Et qui n'a pas hésité, en son temps, à adouber l'homme fort de Ndjamena dans une succession dynastique à son défunt père, en violation des règles constitutionnelles de dévolution du pouvoir. Aujourd'hui, Paris peut avoir le sentiment d'être payée en monnaie de singe. Mais la France est-elle vraiment à plaindre ? Assurément, non ! Surtout quand on voit comment elle n'est pas loin de faire l'unanimité contre elle sur le continent noir où le sentiment anti-français gagne chaque jour un peu plus du terrain.

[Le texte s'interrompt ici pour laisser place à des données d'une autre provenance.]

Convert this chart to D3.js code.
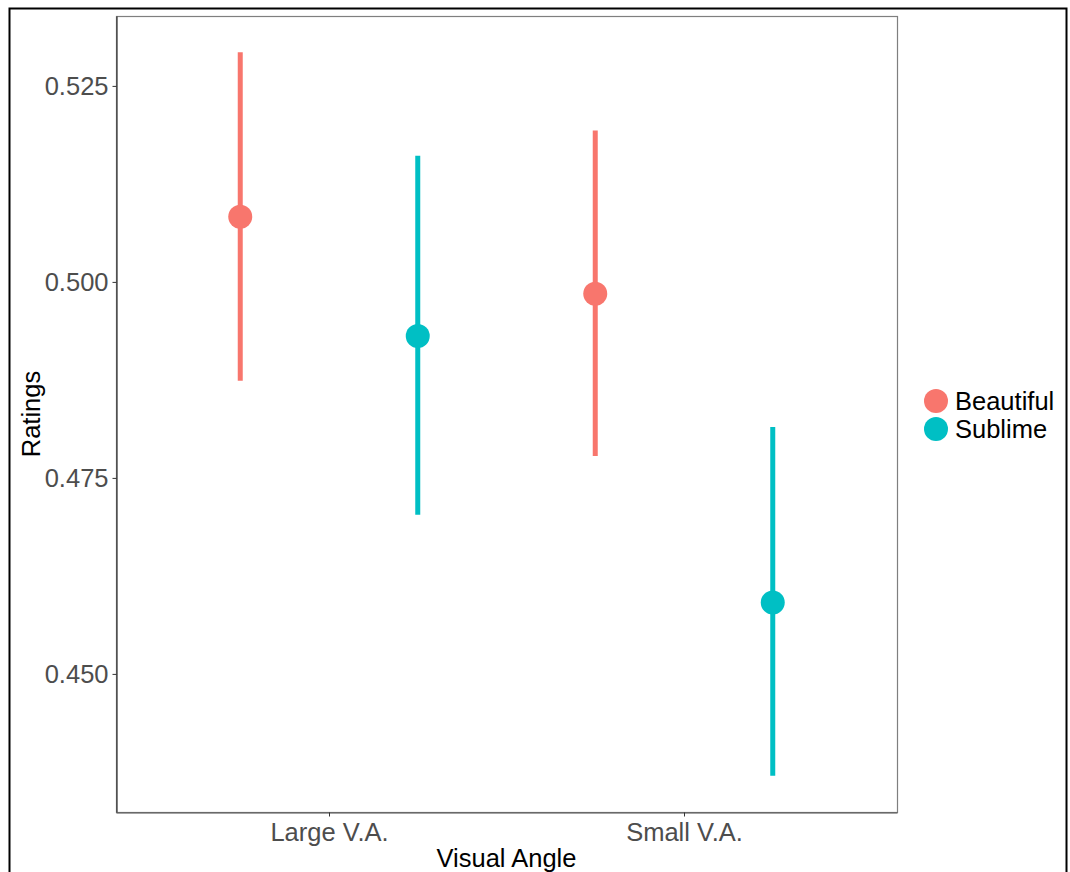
<!DOCTYPE html>
<html>
<head>
<meta charset="utf-8">
<script src="https://cdn.jsdelivr.net/npm/d3@7"></script>
<style>
  html, body { margin: 0; padding: 0; background: #fff; }
  svg { display: block; font-family: Arial, "Liberation Sans", sans-serif; }
</style>
</head>
<body>
<svg id="chart" width="1070" height="872"></svg>
<script>
// Mean ratings with confidence intervals by visual angle and stimulus type
const angles = ["Large V.A.", "Small V.A."];
const types = ["Beautiful", "Sublime"];
const means = {
  "Beautiful": [0.5083, 0.4985],
  "Sublime":   [0.4931, 0.4591]
};
const lower = {
  "Beautiful": [0.4874, 0.4778],
  "Sublime":   [0.4703, 0.4370]
};
const upper = {
  "Beautiful": [0.5293, 0.5193],
  "Sublime":   [0.5161, 0.4815]
};
const yTicks = [0.450, 0.475, 0.500, 0.525];
const colors = ["#F8766D", "#00BFC4"];

const svg = d3.select("#chart");

// outer frame
svg.append("rect")
  .attr("x", 9.5).attr("y", 8.5)
  .attr("width", 1057).attr("height", 880)
  .attr("fill", "none").attr("stroke", "#000").attr("stroke-width", 2);

const panel = { left: 116, top: 16, right: 897, bottom: 812 };

// y range padded 5% beyond the interval extremes
const allVals = types.flatMap(t => lower[t].concat(upper[t]));
const yMin = d3.min(allVals), yMax = d3.max(allVals);
const pad = (yMax - yMin) * 0.05;
const y = d3.scaleLinear()
  .domain([yMin - pad, yMax + pad])
  .range([panel.bottom, panel.top]);

// discrete positions with 0.6 units of expansion on each side
const x = d3.scalePoint()
  .domain(angles)
  .range([panel.left, panel.right])
  .padding(0.6);

const colorScale = d3.scaleOrdinal().domain(types).range(colors);
const unit = x.step();
const dodge = d3.scalePoint().domain(types).range([-0.25 * unit, 0.25 * unit]);

// panel border
svg.append("rect")
  .attr("x", panel.left + 0.5).attr("y", panel.top + 0.5)
  .attr("width", panel.right - panel.left).attr("height", panel.bottom - panel.top)
  .attr("fill", "#fff").attr("stroke", "#7f7f7f").attr("stroke-width", 1.2);

// axes
const yAxis = d3.axisLeft(y).tickValues(yTicks).tickFormat(d3.format(".3f"))
  .tickSize(4).tickSizeOuter(0).tickPadding(4);
const gy = svg.append("g").attr("transform", `translate(${panel.left + 0.5},0)`).call(yAxis);
gy.select(".domain").attr("stroke", "#333").attr("stroke-width", 1.2);
gy.selectAll(".tick line").attr("stroke", "#333");
gy.selectAll(".tick text").attr("fill", "#4d4d4d").style("font-size", "25.5px")
  .attr("font-family", "Arial, 'Liberation Sans', sans-serif");

const xAxis = d3.axisBottom(x).tickSize(4).tickSizeOuter(0).tickPadding(6);
const gx = svg.append("g").attr("transform", `translate(0,${panel.bottom + 0.5})`).call(xAxis);
gx.select(".domain").attr("stroke", "#555").attr("stroke-width", 1.2);
gx.selectAll(".tick line").attr("stroke", "#333");
gx.selectAll(".tick text").attr("fill", "#4d4d4d").style("font-size", "25.5px")
  .attr("font-family", "Arial, 'Liberation Sans', sans-serif");

// axis titles
svg.append("text")
  .attr("x", (panel.left + panel.right) / 2).attr("y", 867)
  .attr("text-anchor", "middle").style("font-size", "25.5px").attr("fill", "#000")
  .text("Visual Angle");
svg.append("text")
  .attr("transform", `translate(40,${(panel.top + panel.bottom) / 2}) rotate(-90)`)
  .attr("text-anchor", "middle").style("font-size", "25.5px").attr("fill", "#000")
  .text("Ratings");

// error bars and points
const rows = [];
types.forEach(t => angles.forEach((a, i) => rows.push({
  type: t, angle: a, mean: means[t][i], lo: lower[t][i], hi: upper[t][i]
})));

const g = svg.append("g");
g.selectAll("line.err").data(rows).enter().append("line")
  .attr("class", "err")
  .attr("x1", d => x(d.angle) + dodge(d.type))
  .attr("x2", d => x(d.angle) + dodge(d.type))
  .attr("y1", d => y(d.lo)).attr("y2", d => y(d.hi))
  .attr("stroke", d => colorScale(d.type)).attr("stroke-width", 5);
g.selectAll("circle.pt").data(rows).enter().append("circle")
  .attr("class", "pt")
  .attr("cx", d => x(d.angle) + dodge(d.type))
  .attr("cy", d => y(d.mean))
  .attr("r", 12)
  .attr("fill", d => colorScale(d.type));

// legend
const leg = svg.append("g").attr("transform", "translate(936,401)");
types.forEach((t, i) => {
  leg.append("circle").attr("cx", 0).attr("cy", i * 28).attr("r", 12).attr("fill", colorScale(t));
  leg.append("text").attr("x", 19).attr("y", i * 28 + 9)
    .style("font-size", "25.5px").attr("fill", "#000").text(t);
});
</script>
</body>
</html>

Toujours est-il que, voir aujourd'hui le Tchad s'inscrire dans la même dynamique de souveraineté qui a valu la dénonciation des accords de coopération militaire qui liaient la France à certains pays africains, est loin d'être véritablement une surprise. D'autant plus qu'un pays comme le Sénégal qui reste un exemple de démocratie applaudi sur le continent noir, a aussi annoncé la couleur. Autant dire que la France est prise à son propre piège en Afrique où elle a besoin de changer de paradigme et son fusil d'épaule.
Et de comprendre surtout que les temps ont bien changé. Ce qu'elle pouvait se permettre, hier, elle se retrouve dans l'incapacité de faire la même chose aujourd'hui, avec des dirigeants de plus en plus jeunes et décomplexés. L'Hexagone a assurément besoin de se réveiller En tout état de cause, avec cette décision inattendue du Tchad, le Coq gaulois se retrouve complètement plumé au Sahel où son chant ressemble de plus en plus à celui du cygne.